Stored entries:
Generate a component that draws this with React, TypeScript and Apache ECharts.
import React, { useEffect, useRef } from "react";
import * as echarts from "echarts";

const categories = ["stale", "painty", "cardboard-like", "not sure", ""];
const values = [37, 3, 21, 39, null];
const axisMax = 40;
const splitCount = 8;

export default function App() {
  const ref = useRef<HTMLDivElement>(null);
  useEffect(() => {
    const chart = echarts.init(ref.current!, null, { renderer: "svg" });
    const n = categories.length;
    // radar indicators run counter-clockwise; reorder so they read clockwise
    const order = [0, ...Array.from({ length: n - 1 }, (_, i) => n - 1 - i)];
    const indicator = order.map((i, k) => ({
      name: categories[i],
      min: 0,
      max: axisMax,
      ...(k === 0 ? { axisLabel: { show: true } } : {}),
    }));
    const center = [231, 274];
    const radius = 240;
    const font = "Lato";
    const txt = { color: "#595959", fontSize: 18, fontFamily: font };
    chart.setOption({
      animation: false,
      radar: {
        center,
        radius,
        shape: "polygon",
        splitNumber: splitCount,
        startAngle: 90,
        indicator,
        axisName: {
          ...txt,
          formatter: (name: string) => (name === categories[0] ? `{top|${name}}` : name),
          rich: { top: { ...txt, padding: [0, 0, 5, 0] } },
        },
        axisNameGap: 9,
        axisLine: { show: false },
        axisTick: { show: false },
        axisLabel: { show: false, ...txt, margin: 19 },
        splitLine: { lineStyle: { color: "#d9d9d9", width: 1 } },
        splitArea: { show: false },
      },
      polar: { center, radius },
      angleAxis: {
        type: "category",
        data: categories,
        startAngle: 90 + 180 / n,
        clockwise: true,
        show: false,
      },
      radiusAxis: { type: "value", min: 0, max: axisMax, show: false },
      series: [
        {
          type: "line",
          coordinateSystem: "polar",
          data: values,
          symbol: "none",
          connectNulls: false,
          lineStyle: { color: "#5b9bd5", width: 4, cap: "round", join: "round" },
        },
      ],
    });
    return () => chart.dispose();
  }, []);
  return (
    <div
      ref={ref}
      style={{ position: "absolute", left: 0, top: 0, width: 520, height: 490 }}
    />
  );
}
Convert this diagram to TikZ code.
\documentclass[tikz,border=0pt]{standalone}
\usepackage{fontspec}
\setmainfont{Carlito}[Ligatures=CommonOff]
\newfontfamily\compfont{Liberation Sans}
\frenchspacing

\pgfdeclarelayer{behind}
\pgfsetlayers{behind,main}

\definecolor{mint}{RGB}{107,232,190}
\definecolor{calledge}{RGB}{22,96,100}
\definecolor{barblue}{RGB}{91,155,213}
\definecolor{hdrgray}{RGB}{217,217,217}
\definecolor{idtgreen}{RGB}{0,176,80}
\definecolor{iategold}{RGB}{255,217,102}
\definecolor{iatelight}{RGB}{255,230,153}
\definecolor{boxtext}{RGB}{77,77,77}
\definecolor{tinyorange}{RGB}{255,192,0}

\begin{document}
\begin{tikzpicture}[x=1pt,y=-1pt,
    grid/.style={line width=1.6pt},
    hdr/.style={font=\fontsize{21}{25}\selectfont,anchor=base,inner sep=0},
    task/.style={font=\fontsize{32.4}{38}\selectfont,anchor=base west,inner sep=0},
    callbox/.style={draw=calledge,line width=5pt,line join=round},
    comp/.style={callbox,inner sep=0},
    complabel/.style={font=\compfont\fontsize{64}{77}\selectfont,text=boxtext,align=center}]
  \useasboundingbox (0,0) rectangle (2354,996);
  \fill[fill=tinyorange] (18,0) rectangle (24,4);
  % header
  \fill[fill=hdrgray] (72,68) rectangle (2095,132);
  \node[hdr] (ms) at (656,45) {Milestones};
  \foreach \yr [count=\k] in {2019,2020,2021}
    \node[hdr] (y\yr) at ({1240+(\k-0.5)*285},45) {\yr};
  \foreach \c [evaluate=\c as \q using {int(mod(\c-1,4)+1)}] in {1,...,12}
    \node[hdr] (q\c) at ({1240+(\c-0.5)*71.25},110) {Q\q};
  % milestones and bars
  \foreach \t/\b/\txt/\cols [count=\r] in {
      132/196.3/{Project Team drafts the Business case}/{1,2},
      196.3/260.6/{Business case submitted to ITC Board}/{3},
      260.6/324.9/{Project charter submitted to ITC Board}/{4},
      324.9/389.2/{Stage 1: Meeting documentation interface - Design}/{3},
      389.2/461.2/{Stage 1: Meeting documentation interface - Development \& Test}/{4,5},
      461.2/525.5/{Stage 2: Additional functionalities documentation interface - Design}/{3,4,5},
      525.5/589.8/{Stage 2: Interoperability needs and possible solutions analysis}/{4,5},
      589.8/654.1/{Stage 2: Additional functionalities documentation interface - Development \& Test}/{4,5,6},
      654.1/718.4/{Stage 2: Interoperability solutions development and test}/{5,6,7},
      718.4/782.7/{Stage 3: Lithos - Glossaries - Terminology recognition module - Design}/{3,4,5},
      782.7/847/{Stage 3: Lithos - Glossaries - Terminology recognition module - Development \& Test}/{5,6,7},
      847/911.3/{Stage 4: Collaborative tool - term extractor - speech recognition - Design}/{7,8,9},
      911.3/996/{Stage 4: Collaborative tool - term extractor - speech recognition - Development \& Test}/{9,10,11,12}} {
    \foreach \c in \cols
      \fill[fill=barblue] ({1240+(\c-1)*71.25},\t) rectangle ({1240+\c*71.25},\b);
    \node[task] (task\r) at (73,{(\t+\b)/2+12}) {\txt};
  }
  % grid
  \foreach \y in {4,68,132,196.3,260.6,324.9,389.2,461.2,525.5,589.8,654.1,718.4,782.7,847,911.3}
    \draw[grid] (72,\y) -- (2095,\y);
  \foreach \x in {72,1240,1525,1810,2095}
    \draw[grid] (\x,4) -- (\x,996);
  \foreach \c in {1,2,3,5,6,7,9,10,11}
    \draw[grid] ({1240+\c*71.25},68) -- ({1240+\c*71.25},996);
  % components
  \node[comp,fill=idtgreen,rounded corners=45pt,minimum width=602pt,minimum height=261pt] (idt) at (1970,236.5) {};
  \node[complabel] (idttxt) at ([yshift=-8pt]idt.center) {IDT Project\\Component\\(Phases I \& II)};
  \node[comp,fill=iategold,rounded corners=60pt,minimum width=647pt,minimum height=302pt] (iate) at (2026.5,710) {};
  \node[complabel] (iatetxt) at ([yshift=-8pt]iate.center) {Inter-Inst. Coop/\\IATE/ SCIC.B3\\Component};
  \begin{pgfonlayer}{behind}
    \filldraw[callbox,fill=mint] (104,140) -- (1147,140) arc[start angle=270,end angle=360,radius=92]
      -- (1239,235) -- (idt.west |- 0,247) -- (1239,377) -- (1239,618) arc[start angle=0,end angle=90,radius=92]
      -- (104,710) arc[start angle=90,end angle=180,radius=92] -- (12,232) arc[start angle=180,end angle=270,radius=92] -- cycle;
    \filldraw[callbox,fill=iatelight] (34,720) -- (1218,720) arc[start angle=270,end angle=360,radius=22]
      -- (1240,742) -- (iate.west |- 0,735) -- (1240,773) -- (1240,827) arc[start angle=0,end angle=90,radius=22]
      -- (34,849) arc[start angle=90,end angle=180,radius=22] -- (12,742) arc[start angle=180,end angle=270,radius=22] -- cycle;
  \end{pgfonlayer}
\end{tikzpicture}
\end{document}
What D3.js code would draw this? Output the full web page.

AIM OF THE TASK: Your output must be the lines of the material above, from the first through the line that contains "const splitCount = 8;", copied exactly. Include both endpoints and nothing else.

RESPONSE TO THIS EXERCISE:
Generate a component that draws this with React, TypeScript and Apache ECharts.
import React, { useEffect, useRef } from "react";
import * as echarts from "echarts";

const categories = ["stale", "painty", "cardboard-like", "not sure", ""];
const values = [37, 3, 21, 39, null];
const axisMax = 40;
const splitCount = 8;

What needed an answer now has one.